Здесь начинается показ американских машин. Электрические силовые установки на Ниагаре, сложность трансмиссий, и все это оканчивается электрическим стулом.
Тут нужно показать не машины вообще, а злобные — классово-направленные машины. Оживление в городе передается телефонной станцией. Телефонные установки питаются от аккумулятора, в цепь которого включается амперметр. Когда в городе что-нибудь случается, то увеличивается количество телефонных разговоров, и стрелка амперметра резко идет вправо.
Весь показ жизни города должен быть дан т. о. технически. Для того чтобы преградить возможность оправдания Сакко и Ванцетти, настоящий убийца казнен, но не по этому делу, а по другому.
Тут нужно показать как-нибудь тактично электрический стул, не действуя на физиологию зрителя, а показывая, что город ожидает казнь Сакко и Ванцетти, нужно показать, что при включении такой сильной установки, как электрический стул, в цепь, во всем городе или одном квартале мигает свет, и показать, как на это мигание реагируют разно классово-настроенные люди. Эти мелкие бытовые детали комнатного характера вскрывают человеческую сущность происходящего.
Пока Сакко и Ванцетти еще живы, возникает возможность показать продолжительность времени, в продолжении которого они судятся, сидят. Я думаю, это можно будет показать, дав комнату надсмотрщика тюрьмы. Если мы семь раз покажем его жену, рассматривающую модный журнал с разными модами, то мы этими модами покажем течение времени с точки зрения постороннего незаинтересованного человека. Это несомненно дойдет до зрителя, потому что за границей при покупке картины — год выпуска картины всегда определяется по мужским модам.

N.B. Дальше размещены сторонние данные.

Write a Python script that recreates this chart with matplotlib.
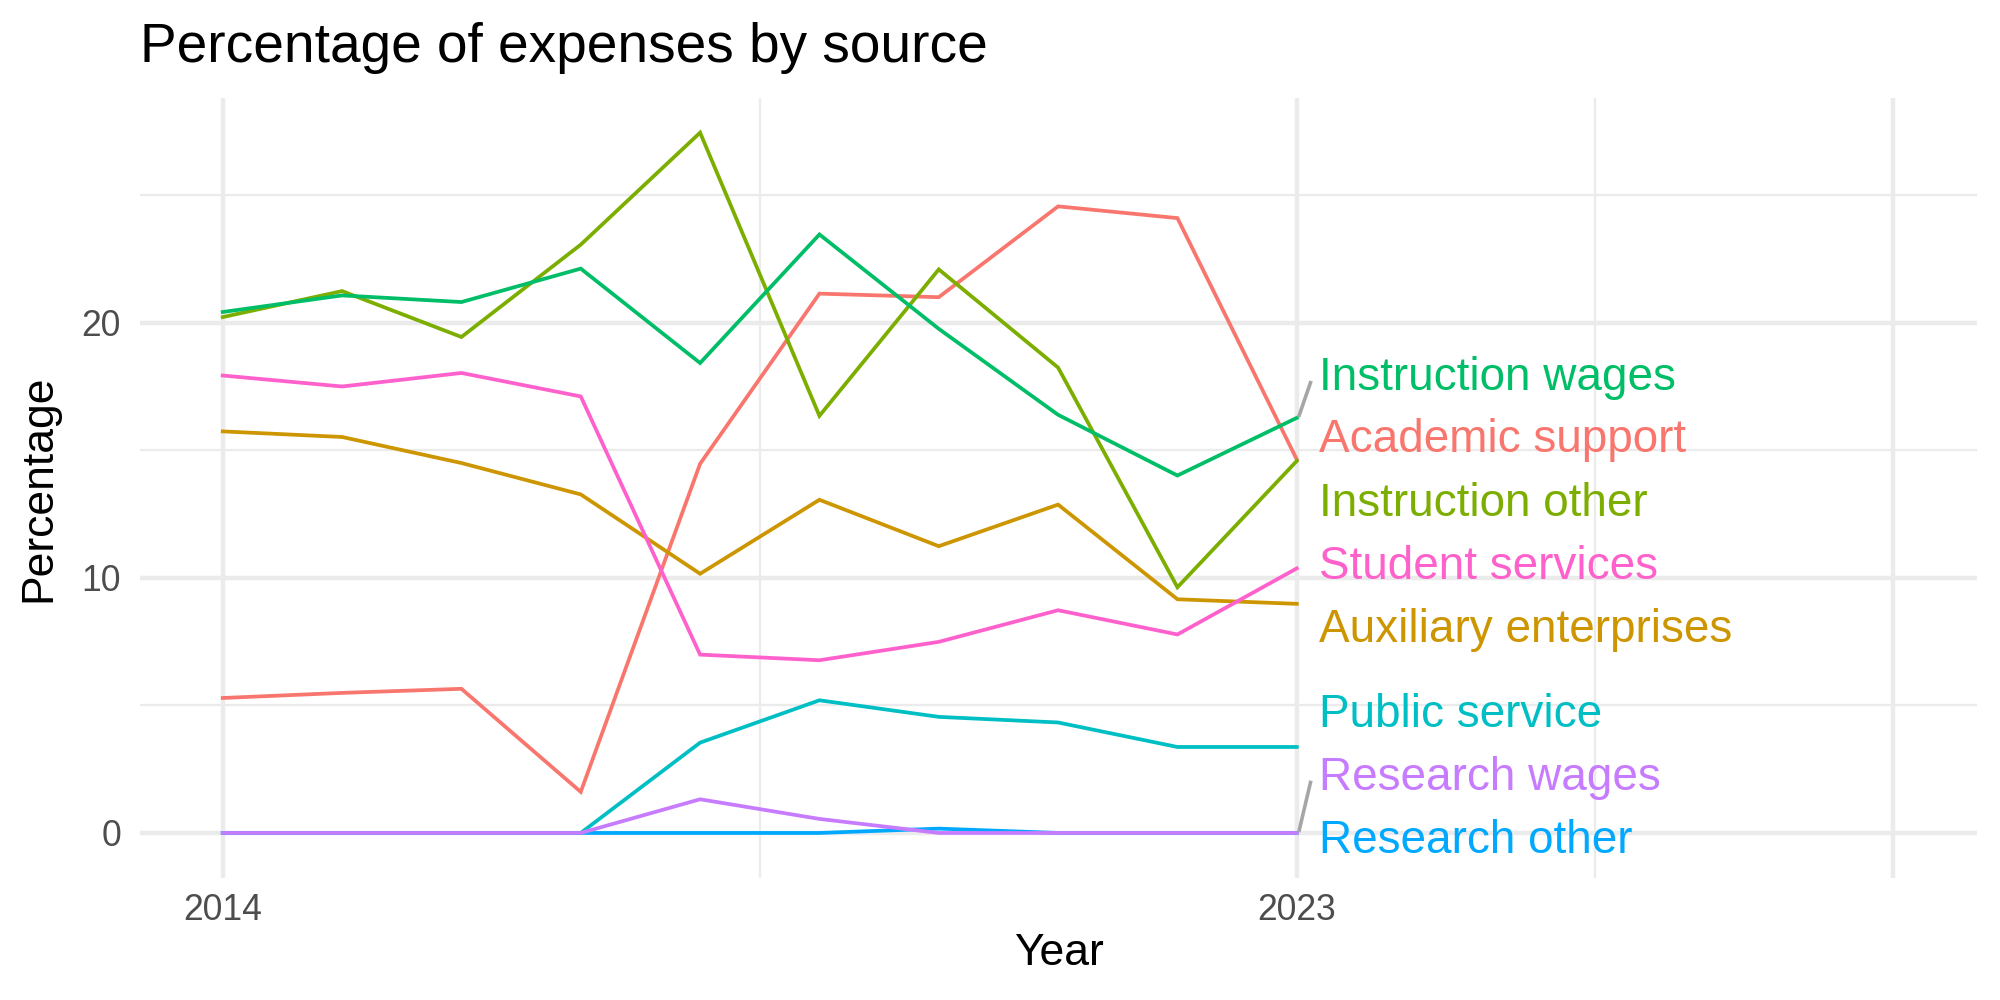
import matplotlib.pyplot as plt
from matplotlib.ticker import FixedLocator

plt.rcParams['font.family'] = ['Liberation Sans', 'DejaVu Sans']

years = [2014, 2015, 2016, 2017, 2018, 2019, 2020, 2021, 2022, 2023]

academic_support = [5.29, 5.49, 5.65, 1.61, 14.47, 21.14, 21.0, 24.56, 24.1, 14.64]
auxiliary_enterprises = [15.74, 15.52, 14.5, 13.27, 10.16, 13.06, 11.24, 12.87, 9.16, 8.98]
instruction_other = [20.22, 21.24, 19.44, 23.06, 27.45, 16.35, 22.09, 18.24, 9.63, 14.58]
instruction_wages = [20.42, 21.07, 20.81, 22.12, 18.42, 23.46, 19.76, 16.39, 14.01, 16.27]
public_service = [0, 0, 0, 0, 3.54, 5.2, 4.55, 4.33, 3.37, 3.37]
research_other = [0, 0, 0, 0, 0, 0, 0.17, 0, 0, 0]
research_wages = [0, 0, 0, 0, 1.32, 0.55, 0, 0, 0, 0]
student_services = [17.93, 17.5, 18.03, 17.11, 6.99, 6.77, 7.49, 8.73, 7.78, 10.37]

series = {
    "Academic support": academic_support,
    "Auxiliary enterprises": auxiliary_enterprises,
    "Instruction other": instruction_other,
    "Instruction wages": instruction_wages,
    "Public service": public_service,
    "Research other": research_other,
    "Research wages": research_wages,
    "Student services": student_services,
}
colors = {
    "Academic support": "#F8766D",
    "Auxiliary enterprises": "#CD9600",
    "Instruction other": "#7CAE00",
    "Instruction wages": "#00BE67",
    "Public service": "#00BFC4",
    "Research other": "#00A9FF",
    "Research wages": "#C77CFF",
    "Student services": "#FF61CC",
}

# label baselines (repelled positions) on the right
label_y = {
    "Instruction wages": 17.38,
    "Academic support": 14.92,
    "Instruction other": 12.44,
    "Student services": 9.95,
    "Auxiliary enterprises": 7.50,
    "Public service": 4.15,
    "Research wages": 1.68,
    "Research other": -0.79,
}
# connector segments where the label moved far from the line end
seg_end = {"Instruction wages": 17.65, "Research wages": 1.98}

fig = plt.figure(figsize=(10, 5), dpi=200)
ax = fig.add_axes([0.0702, 0.1224, 0.9183, 0.7794])

grid_col = "#EBEBEB"
for s in ax.spines.values():
    s.set_visible(False)

ax.set_xlim(2013.31, 2028.70)
ax.set_ylim(-1.75, 28.8)

ax.xaxis.set_major_locator(FixedLocator([2014, 2023, 2028]))
ax.xaxis.set_minor_locator(FixedLocator([2018.5, 2025.5]))
ax.set_xticklabels(["2014", "2023", ""])
ax.yaxis.set_major_locator(FixedLocator([0, 10, 20]))
ax.yaxis.set_minor_locator(FixedLocator([5, 15, 25]))
ax.set_yticklabels(["0", "10", "20"])

ax.grid(which="major", color=grid_col, linewidth=1.6)
ax.grid(which="minor", color=grid_col, linewidth=0.8)
ax.set_axisbelow(True)
ax.tick_params(which="both", length=0)
ax.tick_params(axis="x", labelsize=12.8, labelcolor="#4D4D4D", pad=5.5)
ax.tick_params(axis="y", labelsize=12.8, labelcolor="#4D4D4D", pad=7)

for name, vals in series.items():
    ax.plot(years, vals, color=colors[name], linewidth=1.35, solid_joinstyle="miter")

for name, yv in seg_end.items():
    ax.plot([2023.02, 2023.115], [series[name][-1] + 0.1, yv], color="#A6A6A6", linewidth=1.3)

for name, yv in label_y.items():
    ax.text(2023.19, yv, name, color=colors[name], fontsize=16.5, ha="left", va="baseline")

ax.set_xlabel("Year", fontsize=16, labelpad=2)
ax.set_ylabel("Percentage", fontsize=16, labelpad=8)
fig.text(0.0702, 0.938, "Percentage of expenses by source", fontsize=19.8, ha="left", va="baseline")

fig.savefig("out.png", dpi=200, facecolor="white")
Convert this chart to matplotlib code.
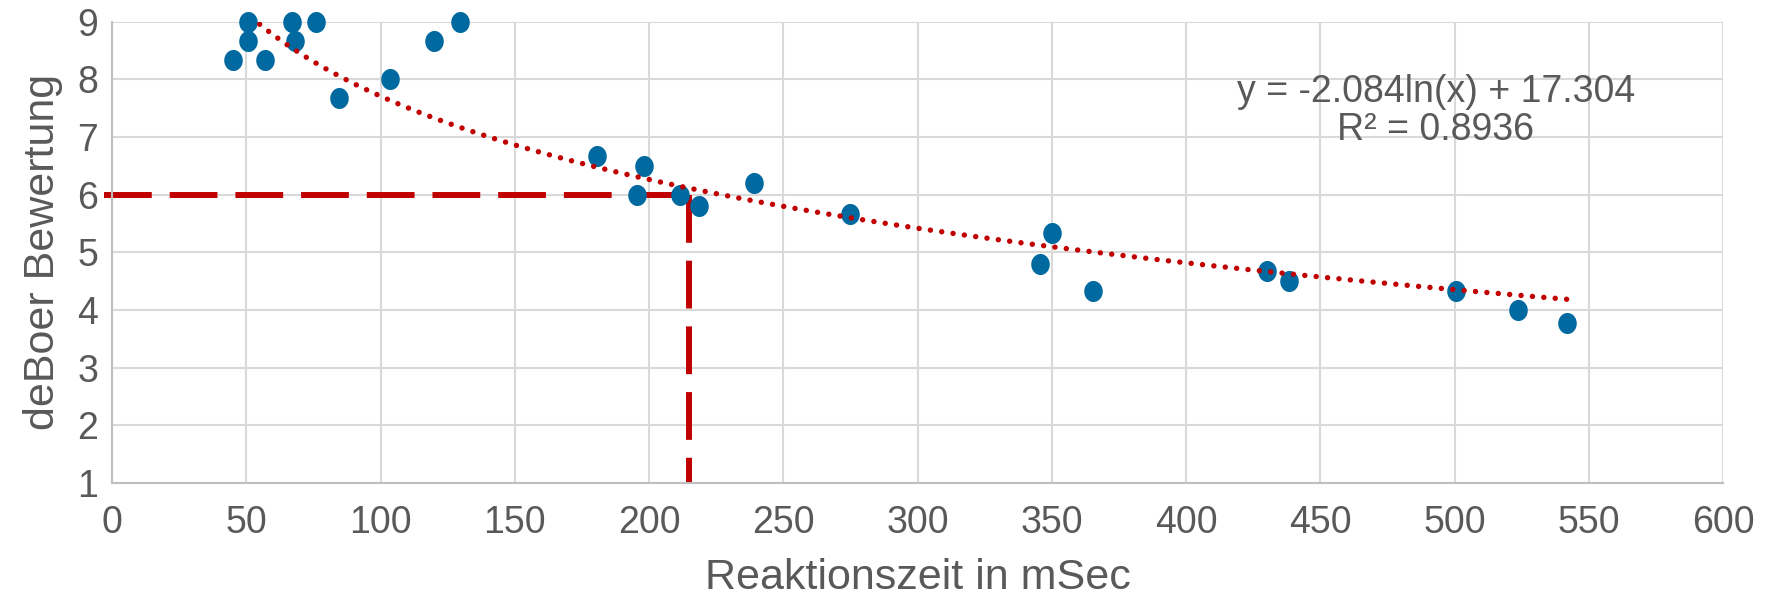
import matplotlib.pyplot as plt
import numpy as np
from matplotlib.path import Path

# Reaction time (ms) and deBoer rating per measurement
reaktionszeit = [45, 50.5, 50.5, 57, 67, 68, 76, 84.5, 103.5, 120, 129.5,
                 180.5, 195.5, 198, 211.5, 218.5, 239, 275, 345.5, 350,
                 365.5, 430, 438.5, 500.5, 523.5, 542]
bewertung = [8.33, 9.0, 8.67, 8.33, 9.0, 8.67, 9.0, 7.67, 8.0, 8.67, 9.0,
             6.67, 6.0, 6.5, 6.0, 5.8, 6.2, 5.67, 4.8, 5.33,
             4.33, 4.67, 4.5, 4.33, 4.0, 3.78]

# logarithmic trend line coefficients
coef_a = -2.084
coef_b = 17.304
r_squared = 0.8936

# reference reading at rating 6
ref_x = 215
ref_y = 6

x_ticks = list(range(0, 601, 50))
y_ticks = list(range(1, 10))

plt.rcParams['font.family'] = ['Liberation Sans', 'DejaVu Sans']
text_col = '#595959'
grid_col = '#D9D9D9'

fig = plt.figure(figsize=(17.73, 6.0), dpi=100)
ax = fig.add_axes([0.0632, 0.195, 0.9086, 0.769])

# slightly narrow ellipse marker
t = np.linspace(0, 2 * np.pi, 60)
ellipse = Path(np.column_stack([0.88 * np.cos(t), np.sin(t)]), closed=True)

ax.scatter(reaktionszeit, bewertung, s=230, marker=ellipse, color='#00699F',
           zorder=3, clip_on=False, linewidths=0)

# trend line, only where it stays inside the y range
xs = np.linspace(min(reaktionszeit), max(reaktionszeit), 400)
ys = coef_a * np.log(xs) + coef_b
keep = ys <= 9
ax.plot(xs[keep], ys[keep], color='#C00000', lw=3.9, linestyle=(0, (0.01, 2.1)),
        dash_capstyle='round', zorder=4)

# dashed reference lines
ax.plot([-3, ref_x], [ref_y, ref_y], color='#C00000', lw=4.3,
        linestyle=(0, (8, 3)), zorder=2, clip_on=False)
ax.plot([ref_x, ref_x], [ref_y, 1], color='#C00000', lw=4.3,
        linestyle=(0, (8, 3)), zorder=2, clip_on=False)

ax.text(493, 7.45, 'y = %.3fln(x) + %.3f\nR² = %.4f' % (coef_a, coef_b, r_squared),
        ha='center', va='center', fontsize=27, color=text_col, linespacing=1.1)

ax.set_xlim(0, 600)
ax.set_ylim(1, 9)
ax.set_xticks(x_ticks)
ax.set_yticks(y_ticks)
ax.grid(True, color=grid_col, lw=1.5, zorder=0)
ax.set_axisbelow(True)
for side in ['top', 'right']:
    ax.spines[side].set_visible(False)
for side in ['left', 'bottom']:
    ax.spines[side].set_color('#BFBFBF')
    ax.spines[side].set_linewidth(1.5)
ax.tick_params(length=0, labelsize=27, labelcolor=text_col)
ax.tick_params(axis='x', pad=16)
ax.tick_params(axis='y', pad=10)

ax.set_xlabel('Reaktionszeit in mSec', fontsize=31, color=text_col, labelpad=12)
ax.set_ylabel('deBoer Bewertung', fontsize=31, color=text_col, labelpad=10)

fig.savefig('out.png', dpi=100)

Усилия рабочих спасти Сакко и Ванцетти приводят к тому, что появляется сообщение — милость губернатора. Губернатор решил допустить свидание Сакко с его женой и разрешил разговор. Один вопрос его в четыре слова и одно слово ее в ответ. Происходят газетные подготовки, пари по вопросу о том, что скажет этот человек, уже 5 лет сидящий в тюрьме. Газеты делают разные предположения, репортеры стоят около тюрьмы. Здесь можно использовать маленький рассказ А. Барбюса. Сакко спрашивает: «У власти ли еще в России рабочие?» Жена отвечает «Да», и свидание прерывается.